Nova Science Publishers, Inc.
Advances in Squid Biology, Ecology, and Fisheries
The longfin inshore squid (formerly Loligo pealeii) has been a premier biomedical model organism in neuroscience for many decades, and since the 1800s has been the subject of a valuable commercial fishery. This loliginid squid species is widely distributed in the western North Atlantic Ocean from Newfoundland to Venezuela and tolerates a wide range of temperatures from 9-30\textdegreeC. It is most abundant along the northeast coast of the US, where squids migrate inshore during the spring and summer, and offshore to canyons on the continental slope during winter. The current fishery has a large offshore winter component and a relatively smaller inshore component that targets animals as they migrate to spawn. Growth is exponential throughout the life cycle: average adult size is 14 – 17 cm dorsal mantle length and the life span in the temperate range is estimated to be 9-12 months.
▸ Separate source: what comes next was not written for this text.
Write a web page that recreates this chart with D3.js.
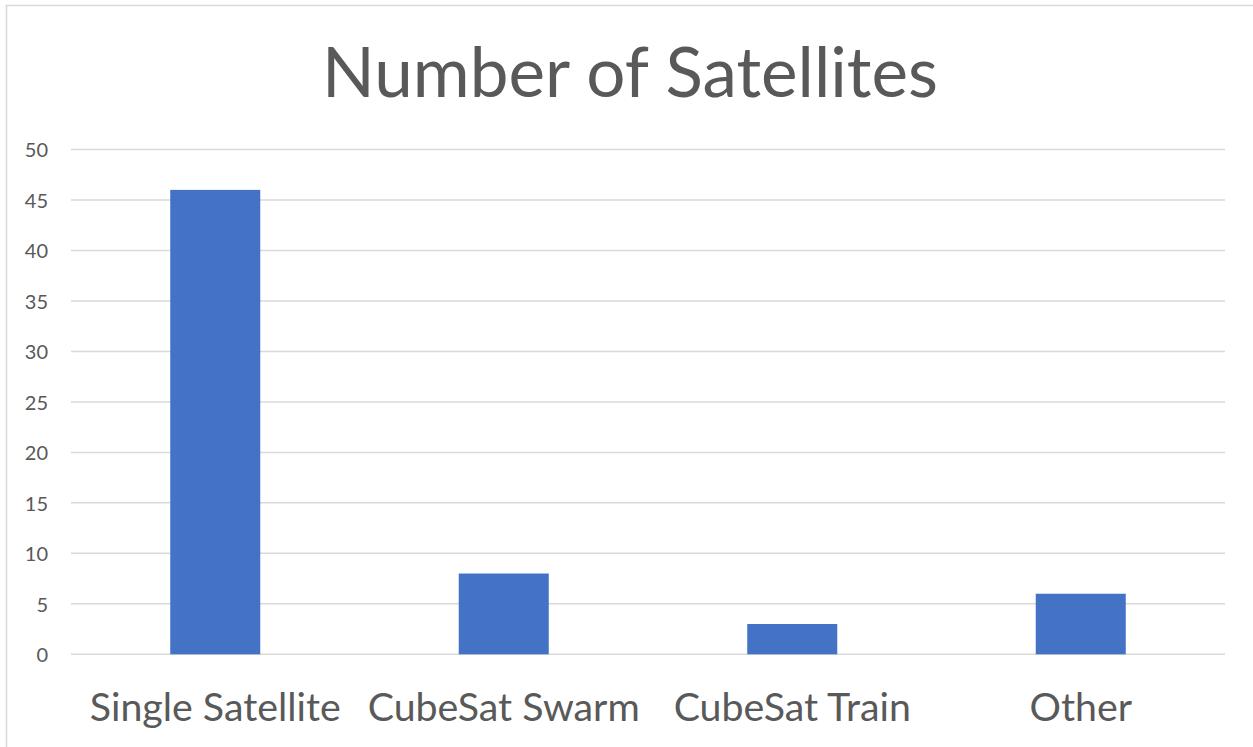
<!DOCTYPE html>
<html>
<head>
<meta charset="utf-8">
<script src="https://cdn.jsdelivr.net/npm/d3@7/dist/d3.min.js"></script>
<style>
  html, body { margin: 0; padding: 0; background: #ffffff; }
  svg { display: block; }
  text { font-family: Lato, "Open Sans", "Liberation Sans", sans-serif; fill: #595959; }
</style>
</head>
<body>
<svg id="chart" width="1253" height="747"></svg>
<script>
// Chart data
const categories = ["Single Satellite", "CubeSat Swarm", "CubeSat Train", "Other"];
const satelliteCounts = [46, 8, 3, 6];
const yTicks = [0, 5, 10, 15, 20, 25, 30, 35, 40, 45, 50];
const chartTitle = "Number of Satellites";

const W = 1253, H = 747;
const plot = { left: 71, right: 1225, top: 149.5, bottom: 654.3 };

const svg = d3.select("#chart");

// Outer chart frame
svg.append("rect")
  .attr("x", 6.5).attr("y", 5.5)
  .attr("width", W + 20).attr("height", H + 20)
  .attr("fill", "#ffffff")
  .attr("stroke", "#d9d9d9")
  .attr("stroke-width", 1.5);

const x = d3.scaleBand()
  .domain(categories)
  .range([plot.left, plot.right])
  .padding(0);

const y = d3.scaleLinear()
  .domain([0, 50])
  .range([plot.bottom, plot.top]);

const barWidth = x.bandwidth() * 0.312;

// Horizontal gridlines
svg.append("g")
  .selectAll("line")
  .data(yTicks)
  .join("line")
  .attr("x1", plot.left)
  .attr("x2", plot.right)
  .attr("y1", d => y(d))
  .attr("y2", d => y(d))
  .attr("stroke", "#d9d9d9")
  .attr("stroke-width", 1.5);

// Y axis labels (no axis line)
const yAxis = d3.axisLeft(y).tickValues(yTicks).tickSize(0).tickPadding(0);
const yG = svg.append("g")
  .attr("transform", `translate(48,0)`)
  .call(yAxis);
yG.select(".domain").remove();
yG.selectAll("text")
  .attr("font-size", 20)
  .attr("fill", "#595959")
  .attr("dy", "0.36em")
  .style("font-family", "Lato, 'Open Sans', sans-serif");

// Bars
svg.append("g")
  .selectAll("rect")
  .data(categories)
  .join("rect")
  .attr("x", d => x(d) + (x.bandwidth() - barWidth) / 2)
  .attr("y", (d, i) => y(satelliteCounts[i]))
  .attr("width", barWidth)
  .attr("height", (d, i) => y(0) - y(satelliteCounts[i]))
  .attr("fill", "#4472c4");

// Fit a text element to a target width by adjusting font size
function fitWidth(sel, target, startSize) {
  sel.attr("font-size", startSize);
  const w = sel.node().getComputedTextLength();
  sel.attr("font-size", startSize * target / w);
}

// Category labels
const xG = svg.append("g");
const catLabels = xG.selectAll("text")
  .data(categories)
  .join("text")
  .attr("x", d => x(d) + x.bandwidth() / 2)
  .attr("y", 721)
  .attr("text-anchor", "middle")
  .text(d => d);
// Shared font size based on the first label width
const probe = catLabels.filter((d, i) => i === 0);
fitWidth(probe, 251, 36);
const catSize = +probe.attr("font-size");
catLabels.attr("font-size", catSize);

// Title
const title = svg.append("text")
  .attr("x", 630)
  .attr("y", 97)
  .attr("text-anchor", "middle")
  .text(chartTitle);
fitWidth(title, 616, 70);
</script>
</body>
</html>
Longfin squid play a vital role in the coastal food web of the western North Atlantic by serving as a link between higher and lower tropic levels. Extremely high consumption rates make longfin squid major predators and competitors of juvenile fishes, crustaceans, other squid species and conspecifics. In addition, numerous commercially and ecologically important finfishes, elasmobranchs, and marine mammals forage on longfin squid, and demonstrate shifts in predation that are dependent on predator and prey behavior, and seasonal availability in coastal waters. Predators that target adult squids and exhibit high predatory demand compete directly with the summer and winter commercial fishery for squid biomass. The biology of reproduction has been worked out in considerable detail. Squids in the northern ranges spawn inshore during spring and summer; those in the southern ranges throughout the year. The mating system is complex and flexible, and DNA fingerprinting combined with lab and field behavioral studies show that multiple paternity in egg capsules is widespread and common. A powerful contact pheromone that initiates extreme aggression in males has recently been discovered in the outer tunic of egg capsules. Overall, the life history of D. pealeii is characterized by very fast growth, predation on a wide variety of crustaceans and fishes, high daily mobility, substantial migrations, flexible reproductive tactics, and a short life span.